WonderPlay of the Day: Steps Toward Release! While out in the city, I threw away the shoes I was wearing and walked home barefoot. I was on my way home from an adventure to meet @c_rieds ‘s financial planner with @mr.ladysmith last week, and I noticed that my gait had adjusted to avoid the pain from walking in my broken sandals. My beloved white Birks had taken some severe water damage (most recently and deleteriously from our Big Top adventure on the Fourth of July with @placeodiscovery and @deosluciddream), and they had never recovered. And yet! True to my fashion, I had decided that I would try to make them last till the end of this sandal-season. When Ryan suggested I throw them away, I discovered I was still attached to them, broken as they were. They’ve served me ever so well (@birkenstock is my jam), and I’ve had so many adventures in them (3+ years!) – not to mention Ryan has mostly commandeered my other pair (which you can see in the 2nd video). I went through fear that was physical (what about broken glass? will it hurt me to walk on the concrete?), social (what will people think of me? can I present as as person in charge of themselves and their life if I don’t even have shoes?), commercial (will they even let me on the CTA?), mental (I’ve never done this before; can I even handle it?) and even familial judgment (what would my MOTHER say? @sandratuazon) before I finally allowed the pain of my present situation to override all of it. Not only was I not injured, but I was leaps and bounds more comfortable than with my broken sandals. I remembered that my feet were built to walk on, urban environment notwithstanding. Plus, I got to experience something completely new. To top it off, a man living out of his truck under the Green Line asked if I was barefoot by choice, and then offered me some shoes. How humbling! Takeaways: 👞Pay attention to your discomfort. There is something there for you. 👟Pay attention to any invitations you get to release your discomfort – and especially pay attention to your resistance to do so. 👠Give generously, and express gratitude freely. 👡Explore the world for new experiences – they may be closer than you think.
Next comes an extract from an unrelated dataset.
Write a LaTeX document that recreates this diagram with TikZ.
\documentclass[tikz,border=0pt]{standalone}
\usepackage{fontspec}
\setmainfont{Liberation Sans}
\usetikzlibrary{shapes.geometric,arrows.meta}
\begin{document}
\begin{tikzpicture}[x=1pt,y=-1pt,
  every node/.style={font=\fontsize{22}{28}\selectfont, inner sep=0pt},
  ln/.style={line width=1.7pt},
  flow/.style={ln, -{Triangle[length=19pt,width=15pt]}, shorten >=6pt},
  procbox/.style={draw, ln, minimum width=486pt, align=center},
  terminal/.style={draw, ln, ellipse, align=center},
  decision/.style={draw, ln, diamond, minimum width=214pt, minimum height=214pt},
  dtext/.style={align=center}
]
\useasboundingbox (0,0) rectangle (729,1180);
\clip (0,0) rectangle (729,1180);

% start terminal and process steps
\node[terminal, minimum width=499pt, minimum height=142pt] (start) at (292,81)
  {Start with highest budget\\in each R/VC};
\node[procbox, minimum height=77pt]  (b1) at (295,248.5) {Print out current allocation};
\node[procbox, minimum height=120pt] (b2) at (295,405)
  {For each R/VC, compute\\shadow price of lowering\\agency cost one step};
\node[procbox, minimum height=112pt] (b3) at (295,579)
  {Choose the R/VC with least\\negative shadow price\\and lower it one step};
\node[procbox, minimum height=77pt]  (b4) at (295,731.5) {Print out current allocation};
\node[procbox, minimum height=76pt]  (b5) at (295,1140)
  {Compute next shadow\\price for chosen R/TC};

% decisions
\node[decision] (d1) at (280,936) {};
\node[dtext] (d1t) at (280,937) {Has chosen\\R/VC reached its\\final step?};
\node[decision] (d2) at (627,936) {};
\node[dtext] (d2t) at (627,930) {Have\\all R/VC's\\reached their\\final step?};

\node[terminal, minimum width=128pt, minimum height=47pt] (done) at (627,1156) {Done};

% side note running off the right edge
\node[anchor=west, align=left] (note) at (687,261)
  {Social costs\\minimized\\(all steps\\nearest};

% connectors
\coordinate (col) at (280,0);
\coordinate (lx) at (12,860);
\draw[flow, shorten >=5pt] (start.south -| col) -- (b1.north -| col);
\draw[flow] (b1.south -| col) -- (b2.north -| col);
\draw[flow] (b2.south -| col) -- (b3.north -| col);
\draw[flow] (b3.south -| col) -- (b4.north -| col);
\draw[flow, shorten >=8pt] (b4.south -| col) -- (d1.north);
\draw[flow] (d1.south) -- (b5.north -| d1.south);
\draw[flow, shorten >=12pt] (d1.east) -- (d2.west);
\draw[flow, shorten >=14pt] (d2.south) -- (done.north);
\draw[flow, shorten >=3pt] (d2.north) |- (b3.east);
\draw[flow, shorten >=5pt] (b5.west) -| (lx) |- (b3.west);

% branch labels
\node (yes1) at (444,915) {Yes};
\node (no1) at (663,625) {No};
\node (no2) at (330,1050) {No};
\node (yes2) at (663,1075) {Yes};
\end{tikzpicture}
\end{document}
^^^Another recent exploration of releasing the physical.
Declared Value #5: Seeing A Bigger Picture. (Hint:It’s All Perfect.)
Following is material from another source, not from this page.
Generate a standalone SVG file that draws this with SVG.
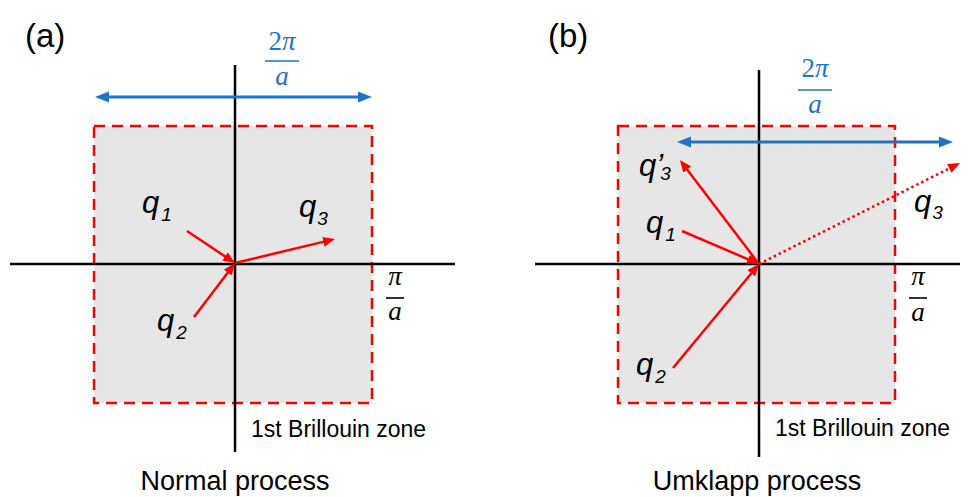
<svg xmlns="http://www.w3.org/2000/svg" width="968" height="497" viewBox="0 0 968 497">
<style>
.zone{fill:#e6e6e6;stroke:#ff0000;stroke-width:2.5;stroke-dasharray:11 7}
.axis{stroke:#000;stroke-width:2.5;fill:none}
.red{stroke:#ff0000;stroke-width:2.5;fill:none}
.dot{stroke:#ff0000;stroke-width:2.5;fill:none;stroke-dasharray:2.5 3}
.blue{stroke:#1f74c4;stroke-width:3;fill:none}
.q{font-family:"Liberation Sans",Arial,sans-serif;font-style:italic;font-size:31px;fill:#000}
.sub{font-size:19px}
.lbl{font-family:"Liberation Sans",Arial,sans-serif;fill:#000}
.math{font-family:"Liberation Serif","Times New Roman",serif;font-size:27px;text-anchor:middle}
.frac{stroke-width:1.6}
</style>
<defs>
<marker id="ar" markerUnits="userSpaceOnUse" markerWidth="13" markerHeight="11" refX="4" refY="5" orient="auto"><path d="M0,0 L12,5 L0,10 z" fill="#ff0000"/></marker>
<marker id="ab" markerUnits="userSpaceOnUse" markerWidth="15" markerHeight="12" refX="4" refY="5.5" orient="auto-start-reverse"><path d="M0,0 L14,5.5 L0,11 z" fill="#1f74c4"/></marker>
</defs>

<g id="panel-a">
<text class="lbl" x="25" y="47" font-size="33">(a)</text>
<g id="zone-a"><rect class="zone" x="94" y="126" width="278" height="277"/></g>
<g id="axes-a">
<line class="axis" x1="10" y1="264" x2="455" y2="264"/>
<line class="axis" x1="235" y1="65" x2="235" y2="452"/>
</g>
<g id="width-a">
<text class="math" fill="#1f74c4" x="282" y="50">2<tspan font-style="italic">π</tspan></text>
<line class="blue frac" x1="265" y1="61" x2="299" y2="61"/>
<text class="math" fill="#1f74c4" font-style="italic" x="282" y="85">a</text>
</g>
<g id="pia-a">
<text class="math" fill="#000" font-style="italic" x="395" y="285">π</text>
<line class="axis frac" x1="386" y1="298" x2="404" y2="298"/>
<text class="math" fill="#000" font-style="italic" x="395" y="320">a</text>
</g>
<g id="label-q1-a"><text class="q" x="142" y="213">q<tspan class="sub" dx="2" dy="8">1</tspan></text></g>
<g id="label-q2-a"><text class="q" x="157" y="331">q<tspan class="sub" dx="2" dy="8">2</tspan></text></g>
<g id="label-q3-a"><text class="q" x="299" y="217">q<tspan class="sub" dx="1" dy="8">3</tspan></text></g>
<text class="lbl" x="251" y="437" font-size="23">1st Brillouin zone</text>
<text class="lbl" x="235" y="490" font-size="27" text-anchor="middle">Normal process</text>
</g>

<g id="panel-b">
<text class="lbl" x="548" y="47" font-size="33">(b)</text>
<g id="zone-b"><rect class="zone" x="618" y="126" width="277" height="277"/></g>
<g id="axes-b">
<line class="axis" x1="535" y1="264" x2="960" y2="264"/>
<line class="axis" x1="759" y1="70" x2="759" y2="457"/>
</g>
<g id="width-b">
<text class="math" fill="#1f74c4" x="815" y="77">2<tspan font-style="italic">π</tspan></text>
<line class="blue frac" x1="798" y1="90" x2="832" y2="90"/>
<text class="math" fill="#1f74c4" font-style="italic" x="815" y="113">a</text>
</g>
<g id="pia-b">
<text class="math" fill="#000" font-style="italic" x="918" y="285">π</text>
<line class="axis frac" x1="909" y1="298" x2="927" y2="298"/>
<text class="math" fill="#000" font-style="italic" x="918" y="321">a</text>
</g>
<g id="label-q3p-b"><text class="q" x="639" y="176">q’<tspan class="sub" dx="-3" dy="4">3</tspan></text></g>
<g id="label-q1-b"><text class="q" x="646" y="233">q<tspan class="sub" dx="2" dy="8">1</tspan></text></g>
<g id="label-q2-b"><text class="q" x="636" y="375">q<tspan class="sub" dx="2" dy="8">2</tspan></text></g>
<g id="label-q3-b"><text class="q" x="914" y="212">q<tspan class="sub" dx="1" dy="7">3</tspan></text></g>
<text class="lbl" x="775" y="436" font-size="23">1st Brillouin zone</text>
<text class="lbl" x="757" y="490" font-size="27" text-anchor="middle">Umklapp process</text>
</g>

<g id="connectors">
<line class="blue" x1="105" y1="97" x2="362" y2="97" marker-start="url(#ab)" marker-end="url(#ab)"/>
<line class="red" x1="187" y1="231" x2="228.3" y2="258.6" marker-end="url(#ar)"/>
<line class="red" x1="194" y1="317" x2="230.2" y2="269.4" marker-end="url(#ar)"/>
<line class="red" x1="235" y1="263" x2="327.2" y2="240.9" marker-end="url(#ar)"/>
<line class="blue" x1="687" y1="142" x2="943" y2="142" marker-start="url(#ab)" marker-end="url(#ab)"/>
<line class="red" x1="759" y1="264" x2="684.8" y2="166.4" marker-end="url(#ar)"/>
<line class="red" x1="682" y1="231" x2="751.6" y2="260.8" marker-end="url(#ar)"/>
<line class="red" x1="673" y1="368" x2="753.9" y2="270.2" marker-end="url(#ar)"/>
<line class="dot" x1="759" y1="264" x2="952.9" y2="166.6" marker-end="url(#ar)"/>
</g>
</svg>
Here’s some background that made it seem hilariously extra-complicated:
- It wasn’t even “my” car. It was on loan from my family.
- Therefore, the stolen car is not in my name, nor registered to my address.
- I didn’t know WHOSE name the car was registered in when I called to make the police report.
- The insurance on said loaner car wouldn’t cover theft replacement or a rental.
- I plan my schedule based on commutes for my jobs, which are in turn based on having a car for commuting.
Bottom line: everything is really fine. Really.
There’s nothing like a little training from the Universe to create yourself more into who you are becoming. I create this experience as character-building and interesting, and I know that it will eventually be what one of my colleagues calls “Fun Type 2” – it will all be be funny after it’s not dramatic anymore.